Do new technologies and new media truly transform civic education, or are they amplifiers of well-established pedagogies?
That was the provocative question asked by civic education expert Joel Westheimer to a fabulous panel about digital media and civic education at the American Educational Research Association. All research communities are made up of connected little niches, and the group of folks interested in the intersection of digital media and civic education have a terrific combination of kindness, passion, and intellectual horsepower. The panel’s title gives a pretty good sense of the thrust of the conversation: “New Media as a Resource for Transforming Civic Learning Contexts.” The backchannel is online (at least for a little while) at //todaysmeet.com/aera.

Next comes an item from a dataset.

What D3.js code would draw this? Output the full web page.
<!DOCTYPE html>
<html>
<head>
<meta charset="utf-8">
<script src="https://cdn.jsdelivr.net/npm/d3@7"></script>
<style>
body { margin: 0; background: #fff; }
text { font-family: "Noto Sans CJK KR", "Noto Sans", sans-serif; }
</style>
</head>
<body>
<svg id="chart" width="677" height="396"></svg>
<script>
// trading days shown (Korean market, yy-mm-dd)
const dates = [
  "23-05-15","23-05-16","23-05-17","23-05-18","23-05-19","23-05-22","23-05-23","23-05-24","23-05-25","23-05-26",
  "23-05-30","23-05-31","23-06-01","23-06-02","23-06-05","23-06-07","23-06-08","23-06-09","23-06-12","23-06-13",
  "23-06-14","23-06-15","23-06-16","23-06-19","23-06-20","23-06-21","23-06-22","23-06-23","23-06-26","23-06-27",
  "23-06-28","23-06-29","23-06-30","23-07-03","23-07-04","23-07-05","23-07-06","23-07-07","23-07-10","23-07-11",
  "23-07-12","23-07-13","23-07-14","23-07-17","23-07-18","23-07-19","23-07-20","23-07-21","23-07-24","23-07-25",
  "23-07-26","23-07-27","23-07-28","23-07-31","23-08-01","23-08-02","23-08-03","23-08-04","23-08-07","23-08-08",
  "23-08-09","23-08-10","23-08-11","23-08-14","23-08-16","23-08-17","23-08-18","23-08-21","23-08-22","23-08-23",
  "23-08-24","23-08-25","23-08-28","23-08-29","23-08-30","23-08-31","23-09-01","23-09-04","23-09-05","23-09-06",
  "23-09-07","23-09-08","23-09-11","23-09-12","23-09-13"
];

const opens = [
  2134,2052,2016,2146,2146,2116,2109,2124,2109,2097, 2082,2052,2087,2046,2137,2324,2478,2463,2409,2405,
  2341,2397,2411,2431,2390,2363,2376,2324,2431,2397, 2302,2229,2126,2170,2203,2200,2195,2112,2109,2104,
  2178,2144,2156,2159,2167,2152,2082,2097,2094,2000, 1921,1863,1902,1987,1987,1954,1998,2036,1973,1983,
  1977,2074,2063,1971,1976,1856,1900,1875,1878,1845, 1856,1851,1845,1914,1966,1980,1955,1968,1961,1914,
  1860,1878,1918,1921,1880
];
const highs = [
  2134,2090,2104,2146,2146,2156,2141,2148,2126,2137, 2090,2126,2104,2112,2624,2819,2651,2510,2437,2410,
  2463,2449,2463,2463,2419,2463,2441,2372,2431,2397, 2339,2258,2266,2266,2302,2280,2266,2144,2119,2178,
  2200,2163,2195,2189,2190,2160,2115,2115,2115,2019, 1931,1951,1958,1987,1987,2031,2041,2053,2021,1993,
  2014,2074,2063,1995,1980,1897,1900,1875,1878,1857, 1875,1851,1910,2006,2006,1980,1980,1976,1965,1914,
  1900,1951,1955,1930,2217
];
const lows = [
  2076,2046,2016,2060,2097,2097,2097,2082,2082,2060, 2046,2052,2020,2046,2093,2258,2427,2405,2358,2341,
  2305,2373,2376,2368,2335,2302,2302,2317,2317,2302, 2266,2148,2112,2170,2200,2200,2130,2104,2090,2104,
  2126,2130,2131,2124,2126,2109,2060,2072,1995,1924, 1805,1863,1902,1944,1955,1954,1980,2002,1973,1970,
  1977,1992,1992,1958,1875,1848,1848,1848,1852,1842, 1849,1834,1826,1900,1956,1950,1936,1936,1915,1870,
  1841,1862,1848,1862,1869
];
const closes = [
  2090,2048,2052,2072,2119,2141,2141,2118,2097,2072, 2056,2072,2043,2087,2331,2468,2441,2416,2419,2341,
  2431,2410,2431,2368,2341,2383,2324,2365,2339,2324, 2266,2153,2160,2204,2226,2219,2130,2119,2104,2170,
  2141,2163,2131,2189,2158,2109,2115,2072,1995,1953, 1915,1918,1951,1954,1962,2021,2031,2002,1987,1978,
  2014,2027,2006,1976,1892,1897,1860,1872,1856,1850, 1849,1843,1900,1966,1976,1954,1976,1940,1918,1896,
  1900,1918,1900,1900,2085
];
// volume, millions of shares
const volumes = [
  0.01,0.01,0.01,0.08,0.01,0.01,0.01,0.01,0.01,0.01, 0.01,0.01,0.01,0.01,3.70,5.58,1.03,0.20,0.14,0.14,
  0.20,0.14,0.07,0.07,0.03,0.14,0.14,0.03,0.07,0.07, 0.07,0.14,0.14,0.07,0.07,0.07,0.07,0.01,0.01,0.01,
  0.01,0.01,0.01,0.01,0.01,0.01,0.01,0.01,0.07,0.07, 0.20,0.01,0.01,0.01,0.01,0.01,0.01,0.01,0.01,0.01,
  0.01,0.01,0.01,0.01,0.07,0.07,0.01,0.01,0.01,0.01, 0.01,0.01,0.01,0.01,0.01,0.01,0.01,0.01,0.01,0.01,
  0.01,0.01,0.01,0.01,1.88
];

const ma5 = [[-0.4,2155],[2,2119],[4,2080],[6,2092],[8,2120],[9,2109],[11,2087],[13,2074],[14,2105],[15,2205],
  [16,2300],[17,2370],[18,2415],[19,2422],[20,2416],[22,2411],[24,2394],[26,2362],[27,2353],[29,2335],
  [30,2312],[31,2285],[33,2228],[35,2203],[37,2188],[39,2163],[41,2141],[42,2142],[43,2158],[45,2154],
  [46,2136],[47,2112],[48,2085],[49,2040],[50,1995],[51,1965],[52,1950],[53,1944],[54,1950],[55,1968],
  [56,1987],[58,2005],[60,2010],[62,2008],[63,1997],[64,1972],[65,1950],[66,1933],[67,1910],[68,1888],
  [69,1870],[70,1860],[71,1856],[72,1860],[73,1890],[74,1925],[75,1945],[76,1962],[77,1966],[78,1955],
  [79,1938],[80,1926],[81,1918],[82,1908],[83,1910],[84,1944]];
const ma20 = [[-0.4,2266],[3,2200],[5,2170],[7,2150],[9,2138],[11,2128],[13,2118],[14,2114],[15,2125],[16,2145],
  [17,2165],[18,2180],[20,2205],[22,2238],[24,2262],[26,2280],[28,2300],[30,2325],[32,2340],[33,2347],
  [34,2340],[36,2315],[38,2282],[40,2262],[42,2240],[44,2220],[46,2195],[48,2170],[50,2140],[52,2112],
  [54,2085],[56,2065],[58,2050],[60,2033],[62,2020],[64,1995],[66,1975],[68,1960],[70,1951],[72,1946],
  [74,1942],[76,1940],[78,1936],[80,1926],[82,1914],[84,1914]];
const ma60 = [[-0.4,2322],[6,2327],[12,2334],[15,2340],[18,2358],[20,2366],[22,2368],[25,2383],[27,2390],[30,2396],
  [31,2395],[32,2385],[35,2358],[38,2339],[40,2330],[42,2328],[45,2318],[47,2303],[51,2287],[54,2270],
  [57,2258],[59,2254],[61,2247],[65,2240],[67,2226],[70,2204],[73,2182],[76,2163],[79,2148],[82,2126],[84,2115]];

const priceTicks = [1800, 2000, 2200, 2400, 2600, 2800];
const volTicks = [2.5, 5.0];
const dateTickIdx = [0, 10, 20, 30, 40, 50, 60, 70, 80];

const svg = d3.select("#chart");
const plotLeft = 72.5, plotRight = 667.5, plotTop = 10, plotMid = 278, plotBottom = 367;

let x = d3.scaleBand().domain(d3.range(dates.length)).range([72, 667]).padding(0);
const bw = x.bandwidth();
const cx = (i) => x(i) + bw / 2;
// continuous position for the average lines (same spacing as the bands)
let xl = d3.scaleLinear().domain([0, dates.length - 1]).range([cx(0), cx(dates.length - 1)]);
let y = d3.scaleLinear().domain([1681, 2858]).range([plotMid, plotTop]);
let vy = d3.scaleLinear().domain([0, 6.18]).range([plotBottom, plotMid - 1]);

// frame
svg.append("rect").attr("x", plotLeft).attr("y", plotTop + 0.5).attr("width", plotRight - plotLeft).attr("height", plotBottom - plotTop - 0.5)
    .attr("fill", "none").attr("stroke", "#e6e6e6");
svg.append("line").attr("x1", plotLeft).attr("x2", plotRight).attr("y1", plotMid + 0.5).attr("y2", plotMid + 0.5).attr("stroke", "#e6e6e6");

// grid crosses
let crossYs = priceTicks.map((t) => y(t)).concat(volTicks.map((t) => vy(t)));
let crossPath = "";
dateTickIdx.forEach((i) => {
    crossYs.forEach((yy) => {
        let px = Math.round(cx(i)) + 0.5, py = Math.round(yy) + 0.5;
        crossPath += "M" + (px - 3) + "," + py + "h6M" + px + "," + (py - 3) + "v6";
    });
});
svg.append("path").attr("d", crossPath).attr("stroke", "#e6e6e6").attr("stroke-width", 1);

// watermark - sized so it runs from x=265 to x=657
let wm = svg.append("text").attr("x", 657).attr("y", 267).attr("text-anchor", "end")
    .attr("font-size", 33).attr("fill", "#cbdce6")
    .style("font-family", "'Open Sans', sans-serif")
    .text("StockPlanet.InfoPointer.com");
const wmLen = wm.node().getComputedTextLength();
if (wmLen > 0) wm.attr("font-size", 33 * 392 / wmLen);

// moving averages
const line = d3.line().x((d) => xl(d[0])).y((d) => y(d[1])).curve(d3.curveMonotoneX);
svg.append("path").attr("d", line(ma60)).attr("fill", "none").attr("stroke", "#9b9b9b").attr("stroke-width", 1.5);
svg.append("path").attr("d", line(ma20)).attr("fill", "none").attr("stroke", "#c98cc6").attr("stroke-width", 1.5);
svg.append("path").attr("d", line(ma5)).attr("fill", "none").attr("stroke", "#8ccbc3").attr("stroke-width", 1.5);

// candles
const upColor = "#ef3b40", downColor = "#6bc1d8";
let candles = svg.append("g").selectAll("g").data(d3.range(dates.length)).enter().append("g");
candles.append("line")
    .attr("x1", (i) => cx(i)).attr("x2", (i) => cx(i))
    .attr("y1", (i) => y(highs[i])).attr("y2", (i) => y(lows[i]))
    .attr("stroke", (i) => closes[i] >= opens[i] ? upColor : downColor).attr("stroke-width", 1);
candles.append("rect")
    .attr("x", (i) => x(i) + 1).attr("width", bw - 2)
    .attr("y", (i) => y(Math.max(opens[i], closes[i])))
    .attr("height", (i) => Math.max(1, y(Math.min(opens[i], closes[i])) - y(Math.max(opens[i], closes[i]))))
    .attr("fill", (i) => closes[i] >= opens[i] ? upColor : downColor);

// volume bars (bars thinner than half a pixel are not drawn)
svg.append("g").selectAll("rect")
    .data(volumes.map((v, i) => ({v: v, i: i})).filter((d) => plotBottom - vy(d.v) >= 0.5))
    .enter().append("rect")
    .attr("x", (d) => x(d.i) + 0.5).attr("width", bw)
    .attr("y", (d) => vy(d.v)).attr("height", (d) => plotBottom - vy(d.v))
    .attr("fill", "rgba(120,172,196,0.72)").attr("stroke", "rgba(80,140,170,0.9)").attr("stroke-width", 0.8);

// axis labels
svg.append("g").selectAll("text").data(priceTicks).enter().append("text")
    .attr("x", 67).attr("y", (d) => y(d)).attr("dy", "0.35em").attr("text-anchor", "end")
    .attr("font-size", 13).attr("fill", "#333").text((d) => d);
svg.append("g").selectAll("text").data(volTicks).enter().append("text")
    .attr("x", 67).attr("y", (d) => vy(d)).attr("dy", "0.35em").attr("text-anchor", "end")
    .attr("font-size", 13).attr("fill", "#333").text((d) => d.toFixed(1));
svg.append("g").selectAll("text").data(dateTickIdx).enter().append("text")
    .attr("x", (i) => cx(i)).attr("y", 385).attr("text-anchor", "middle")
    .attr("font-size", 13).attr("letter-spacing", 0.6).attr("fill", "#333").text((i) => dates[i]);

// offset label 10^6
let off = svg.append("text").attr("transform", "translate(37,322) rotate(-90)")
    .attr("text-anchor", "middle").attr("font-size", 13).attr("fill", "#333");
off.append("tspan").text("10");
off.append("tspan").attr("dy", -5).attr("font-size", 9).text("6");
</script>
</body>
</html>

The session had four short talks from Ellen Middaugh, Katie Davis, Jerusha Conner, and Antero Garcia, Ellen set the stage by discussing different ways in which technology enables extending existing practices, amplifying different practices, and transforming practices (based on this paper which I am looking forward to reading). Jerusha Conner showed how the Philadelphia Student Union (which appears to be completely awesome), a youth organization working on schooling issues, uses technology in a variety of ways to broadcast their work. Katie Davis showed some research from Bermuda demonstrating that high school students who experience a positive school climate are less likely to be victims of cyberbullying, suggesting that schools have a role to play in supporting youth’s positive experiences of community online. . Finally, Antero Garcia showed how he uses digital media in his own eighth grade classroom to have students explore and interact with the physical spaces of their school and then develop and publish their own views about those spaces. The thrust of all of the papers was that technology provides new opportunities and new lenses for thinking about civic education.
Then Joel provocatively suggested that the entire premise of the panel was flawed! (He’s a super nice guy, and can get away with that sort of thing.) Great educators have been doing collaborative projects of consequence for many years, and they will continue to do so through many iterations of technology. He conceded that there may be an amplification from technology but not a true transformation in pedagogy. We’ve known for a long time how to do great, civics-oriented project-based learning, and technology adds methods to established practices. .
From an academic perspective, I do think it’s a great question: what is really new here? As I was listening (and forming this post in my head), I was also wondering if this was meaningless pontification from people privileged enough to spend a lot of time thinking about abstract questions, or if there really is something important here for practicing teachers.
I’m of the opinion that it is worth thinking hard about the question, and the results are important for educators. I think Westheimer’s wrong: there is something fundamentally different about living in a world where Katy Butler can garner hundreds of thousands of petition signatures to have Bully released as PG-13 and play an instrumental role in making an important film accessible to millions of kids in school. In a world where it’s possible for young people to truly have a local, regional, national, global impact with their actions through digital media, it opens the doors for teachers to think seriously about designing learning experiences which have a real potential to impact real lives. That possibility is transformative, and it does have real consequences for how we think about structuring curriculum time, designing learning experiences, and inviting our students to be co-creators of their learning.
The challenge for Ellen and her colleagues is collaborate with practicing teachers (like Antero) to articulate in very clear ways how those transformations should be enacted in educational settings.